▸ Task details
Write the material out again in full, word for word. Do not include the pictures.

▸ Information provided
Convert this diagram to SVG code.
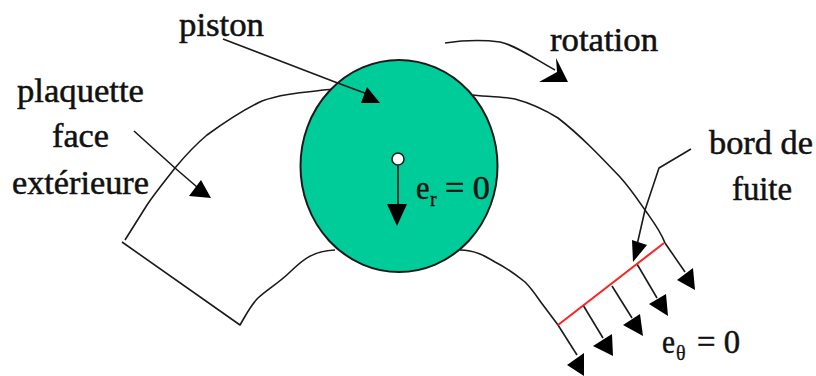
<svg xmlns="http://www.w3.org/2000/svg" width="816" height="376" viewBox="0 0 816 376">
<defs>
<style>
.l{fill:none;stroke:#1a1a1a;stroke-width:1.6;stroke-linejoin:round}
.h{fill:#000;stroke:none}
text{font-family:"Liberation Serif",serif;fill:#111;font-size:33px;stroke:#111;stroke-width:.5}
.s{font-size:20px;stroke-width:.3}
</style>
</defs>
<rect width="816" height="376" fill="#fff"/>
<g id="plaquette">
<path class="l" d="M333 89C310 92 283 93 262 101C245 109 225 122 207 135C195 145 185 156 175 168C165 181 155 193 147 205L125 240"/>
<path class="l" d="M122 242L240 325C246 315 250 306 258 298C268 289 280 282 290 272C300 263 310 251 335 250"/>
<path class="l" d="M473 95C490 97 505 97 515 99C530 103 545 110 558 118C580 135 600 156 620 177C630 188 638 200 645 210C652 220 660 230 665 243"/>
<path class="l" d="M460 250C475 250 485 256 495 262C505 267 515 274 525 282C533 290 537 297 543 305L558 325"/>
</g>
<g id="piston">
<ellipse cx="399" cy="166" rx="98.500" ry="106" fill="#00cc99" stroke="#1a1a1a" stroke-width="2"/>
<circle cx="398" cy="159" r="6" fill="#fff" stroke="#1a1a1a" stroke-width="1.500"/>
</g>
<g id="connectors">
<path class="l" d="M223 39L335 82L370 95"/><path class="h" d="M367 87L380 103L361 103Z"/>
<path class="l" d="M134 131L175 168L197 187"/><path class="h" d="M201 180L211 198L189 196Z"/>
<path class="l" d="M398 166V208"/><path class="h" d="M387 204H407L397 226Z"/>
<path class="l" d="M445 43C465 40 485 40 500 42C515 45 535 59 555 70"/><path class="h" d="M556 58L568 82L539 82L557 72Z"/>
<path class="l" d="M691 149L659 168L645 210L637 245"/><path class="h" d="M632 240L647 245L633 262Z"/>
<path class="l" d="M665 243L685 272"/><path class="h" d="M693 268L677 280L695 290Z"/>
<path class="l" d="M637 264L657 298"/><path class="h" d="M666 294L649 304L668 316Z"/>
<path class="l" d="M612 286L632 318"/><path class="h" d="M640 314L623 325L643 336Z"/>
<path class="l" d="M583 305L603 338"/><path class="h" d="M612 334L593 346L613 356Z"/>
<path class="l" d="M558 325L577 355"/><path class="h" d="M584 353L567 365L584 376Z"/>
<path d="M558 325L664 243" fill="none" stroke="#f22" stroke-width="2"/>
</g>
<g id="labels">
<text x="179" y="36" textLength="85" lengthAdjust="spacingAndGlyphs">piston</text>
<text x="550" y="51" textLength="108" lengthAdjust="spacingAndGlyphs">rotation</text>
<text x="17" y="102" textLength="127" lengthAdjust="spacingAndGlyphs">plaquette</text>
<text x="52" y="147" textLength="57" lengthAdjust="spacingAndGlyphs">face</text>
<text x="12" y="194" textLength="137" lengthAdjust="spacingAndGlyphs">extérieure</text>
<text x="709" y="154" textLength="104" lengthAdjust="spacingAndGlyphs">bord de</text>
<text x="732" y="200" textLength="60" lengthAdjust="spacingAndGlyphs">fuite</text>
<text x="416" y="199" textLength="13.500" lengthAdjust="spacingAndGlyphs">e</text><text class="s" x="430" y="206">r</text><text x="445" y="199" textLength="45" lengthAdjust="spacingAndGlyphs">= 0</text>
<text x="662" y="353" textLength="13" lengthAdjust="spacingAndGlyphs">e</text><text class="s" x="676" y="360">θ</text><text x="697" y="353" textLength="43" lengthAdjust="spacingAndGlyphs">= 0</text>
</g>
</svg>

▸ Solution for this exercise
Convert this diagram to SVG code.
<svg xmlns="http://www.w3.org/2000/svg" width="816" height="376" viewBox="0 0 816 376">
<defs>
<style>
.l{fill:none;stroke:#1a1a1a;stroke-width:1.6;stroke-linejoin:round}
.h{fill:#000;stroke:none}
text{font-family:"Liberation Serif",serif;fill:#111;font-size:33px;stroke:#111;stroke-width:.5}
.s{font-size:20px;stroke-width:.3}
</style>
</defs>
<rect width="816" height="376" fill="#fff"/>
<g id="plaquette">
<path class="l" d="M333 89C310 92 283 93 262 101C245 109 225 122 207 135C195 145 185 156 175 168C165 181 155 193 147 205L125 240"/>
<path class="l" d="M122 242L240 325C246 315 250 306 258 298C268 289 280 282 290 272C300 263 310 251 335 250"/>
<path class="l" d="M473 95C490 97 505 97 515 99C530 103 545 110 558 118C580 135 600 156 620 177C630 188 638 200 645 210C652 220 660 230 665 243"/>
<path class="l" d="M460 250C475 250 485 256 495 262C505 267 515 274 525 282C533 290 537 297 543 305L558 325"/>
</g>
<g id="piston">
<ellipse cx="399" cy="166" rx="98.500" ry="106" fill="#00cc99" stroke="#1a1a1a" stroke-width="2"/>
<circle cx="398" cy="159" r="6" fill="#fff" stroke="#1a1a1a" stroke-width="1.500"/>
</g>
<g id="connectors">
<path class="l" d="M223 39L335 82L370 95"/><path class="h" d="M367 87L380 103L361 103Z"/>
<path class="l" d="M134 131L175 168L197 187"/><path class="h" d="M201 180L211 198L189 196Z"/>
<path class="l" d="M398 166V208"/><path class="h" d="M387 204H407L397 226Z"/>
<path class="l" d="M445 43C465 40 485 40 500 42C515 45 535 59 555 70"/><path class="h" d="M556 58L568 82L539 82L557 72Z"/>
<path class="l" d="M691 149L659 168L645 210L637 245"/><path class="h" d="M632 240L647 245L633 262Z"/>
<path class="l" d="M665 243L685 272"/><path class="h" d="M693 268L677 280L695 290Z"/>
<path class="l" d="M637 264L657 298"/><path class="h" d="M666 294L649 304L668 316Z"/>
<path class="l" d="M612 286L632 318"/><path class="h" d="M640 314L623 325L643 336Z"/>
<path class="l" d="M583 305L603 338"/><path class="h" d="M612 334L593 346L613 356Z"/>
<path class="l" d="M558 325L577 355"/><path class="h" d="M584 353L567 365L584 376Z"/>
<path d="M558 325L664 243" fill="none" stroke="#f22" stroke-width="2"/>
</g>
<g id="labels">
<text x="179" y="36" textLength="85" lengthAdjust="spacingAndGlyphs">piston</text>
<text x="550" y="51" textLength="108" lengthAdjust="spacingAndGlyphs">rotation</text>
<text x="17" y="102" textLength="127" lengthAdjust="spacingAndGlyphs">plaquette</text>
<text x="52" y="147" textLength="57" lengthAdjust="spacingAndGlyphs">face</text>
<text x="12" y="194" textLength="137" lengthAdjust="spacingAndGlyphs">extérieure</text>
<text x="709" y="154" textLength="104" lengthAdjust="spacingAndGlyphs">bord de</text>
<text x="732" y="200" textLength="60" lengthAdjust="spacingAndGlyphs">fuite</text>
<text x="416" y="199" textLength="13.500" lengthAdjust="spacingAndGlyphs">e</text><text class="s" x="430" y="206">r</text><text x="445" y="199" textLength="45" lengthAdjust="spacingAndGlyphs">= 0</text>
<text x="662" y="353" textLength="13" lengthAdjust="spacingAndGlyphs">e</text><text class="s" x="676" y="360">θ</text><text x="697" y="353" textLength="43" lengthAdjust="spacingAndGlyphs">= 0</text>
</g>
</svg>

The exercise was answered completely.